I think the religious war over assertions is mostly due to sloppy use of language, specifically whether "assertion" means "the C assert() macro or some near relative that calls abort() or does a hard reset" or "appropriate runtime error checking". All of our positions are closer than they appear. Cheers Phil Hobbs -- Dr Philip C D Hobbs Principal Consultant ElectroOptical Innovations LLC / Hobbs ElectroOptics Optics, Electro-optics, Photonics, Analog Electronics Briarcliff Manor NY 10510 http://electrooptical.net http://hobbs-eo.com
Reply by Kent Dickey February 2, 20192019-02-02
In article <48816c44-ddb7-4c2b-8be8-c20d25833f8d@googlegroups.com>,
StateMachineCOM  <statemachineguru@gmail.com> wrote:
>> @Phil Hobbs, @Clifford Heath, @Reinhardt Behm, @A.P.Richelieu: > >You guys cannot have it both ways. > >If you truly believe that your production code is so good that >assertions will NEVER fire in the field, then why are you so afraid of >leaving them in the code? Of course, assertions cause some overhead, but >they give you that last line of defense to do SOMETHING when the system >goes out of control. > >But you apparently ARE afraid that your assertions will fire too often >in the field. (Otherwise you would not be talking of "the hammer being >too big"). In this case, your solution is to disable assertions? And to >do WHAT? Pray that the system will somehow miraculously recover and >correct itself? What are the chances for this to work?

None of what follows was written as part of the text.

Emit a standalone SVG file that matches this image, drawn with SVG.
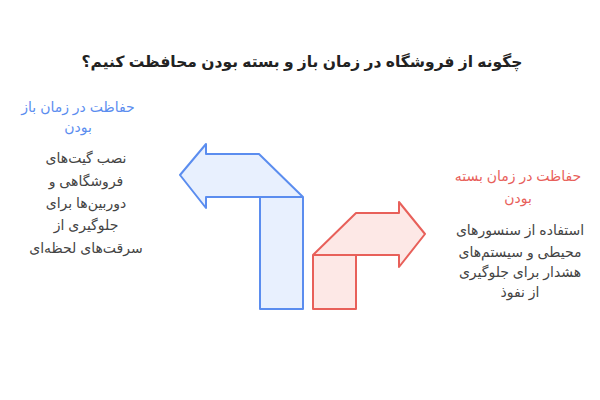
<svg xmlns="http://www.w3.org/2000/svg" width="600" height="400" viewBox="0 0 600 400">
<style>
text{font-family:"Liberation Sans","DejaVu Sans",sans-serif;text-anchor:middle;direction:rtl}
.title{font-size:15.5px;font-weight:bold;fill:#222}
.h{font-size:14px}
.b{font-size:14px;fill:#444}
.blue{fill:#e8f0fe;stroke:#5b8def;stroke-width:2;stroke-linejoin:round}
.red{fill:#fde8e6;stroke:#e8605a;stroke-width:2;stroke-linejoin:round}
</style>
<rect width="600" height="400" fill="#fff"/>
<text class="title" x="302" y="67">چگونه از فروشگاه در زمان باز و بسته بودن محافظت کنیم؟</text>
<g id="connectors">
<g id="blue-arrow">
<path class="blue" d="M180,175 L206,144 L206,154 L259,154 L303,197 L303,309 L260,309 L260,197 L206,197 L206,208 Z"/>
<line x1="260" y1="197" x2="303" y2="197" stroke="#5b8def" stroke-width="2"/>
</g>
<g id="red-arrow">
<path class="red" d="M313,309 L313,255 L356,213 L399,213 L399,202 L425,234 L399,267 L399,255 L356,255 L356,309 Z"/>
<line x1="313" y1="255" x2="356" y2="255" stroke="#e8605a" stroke-width="2"/>
</g>
</g>
<g id="node-open">
<text class="h" x="78" y="112" fill="#5b8def">حفاظت در زمان باز</text>
<text class="h" x="78" y="132" fill="#5b8def">بودن</text>
<text class="b" x="86" y="163">نصب گیت‌های</text>
<text class="b" x="86" y="186">فروشگاهی و</text>
<text class="b" x="86" y="208">دوربین‌ها برای</text>
<text class="b" x="86" y="230">جلوگیری از</text>
<text class="b" x="86" y="253">سرقت‌های لحظه‌ای</text>
</g>
<g id="node-closed">
<text class="h" x="518" y="181" fill="#e8605a">حفاظت در زمان بسته</text>
<text class="h" x="518" y="203" fill="#e8605a">بودن</text>
<text class="b" x="520" y="235">استفاده از سنسورهای</text>
<text class="b" x="520" y="257">محیطی و سیستم‌های</text>
<text class="b" x="520" y="277">هشدار برای جلوگیری</text>
<text class="b" x="520" y="297">از نفوذ</text>
</g>
</svg>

You need to realize your assertions can have bugs just like your code. In fact, I'm sure the bug rate for assertions is at least an order of magnitude higher than for other code, possibly several orders of magnitude. Say you have a routine which returns a pointer to a structure, and a size of that structure (so it can get bigger in the future). struct Thing *my_thing; ret = get_a_thing(&my_thing, &size); assert(size == sizeof(Thing)); In all of your testing, this will succeed, since Thing will match the size being returned for now. But then an upgrade occurs, and the size returned is bigger. Now, the code would work fine (the interface is designed to support this by adding new fields in the future), but now your assert goes off. This is bad--you basically have made your code fail on a system upgrade. This is a trivial example, but it gets at the issue--asserts can test for finicky details which actually don't matter. And for tesitng, this is fine, actually probably a good thing, since it makes code assumptions clear. You even point out that assertions make the code less robust--you're more likely to crash. And you expose yourself to crashing in cases where ignoring the "error" would be innocuous. I get very frustrated at old programs which now fail due to stupid checks which they should not be doing. I mean, I'd prefer a program to keep running and think it was the year 1900 then to hard fail once year 2000 hit. Plus, the dirty secret no one wants to say out loud--buggy code that keeps running is often more useful than code which "stops". We've got a lot of experiential evidence that pretty massive bugs can often be worked around to keep a system running. One downside, of course, is buggy code is often a giant security hole. I don't think there's a magic wand which easily balances the need to make the code useful and robust, and secure. So, what people are clearly saying is: you need at least 2 levels of assertions, and the assert I gave as an example above definitely should not be in production code (but is actually fine in your test builds). In fact, I sometimes use assertions for things I don't know are true, just to see if testing hits the case. These should not be in production code. Kent
Reply by A.P.Richelieu January 31, 20192019-01-31
Den 2019-01-30 kl. 21:31, skrev StateMachineCOM:
>> @Phil Hobbs, @Clifford Heath, @Reinhardt Behm, @A.P.Richelieu: > > You guys cannot have it both ways. > > If you truly believe that your production code is so good that assertions will NEVER fire in the field, then why are you so afraid of leaving them in the code? Of course, assertions cause some overhead, but they give you that last line of defense to do SOMETHING when the system goes out of control.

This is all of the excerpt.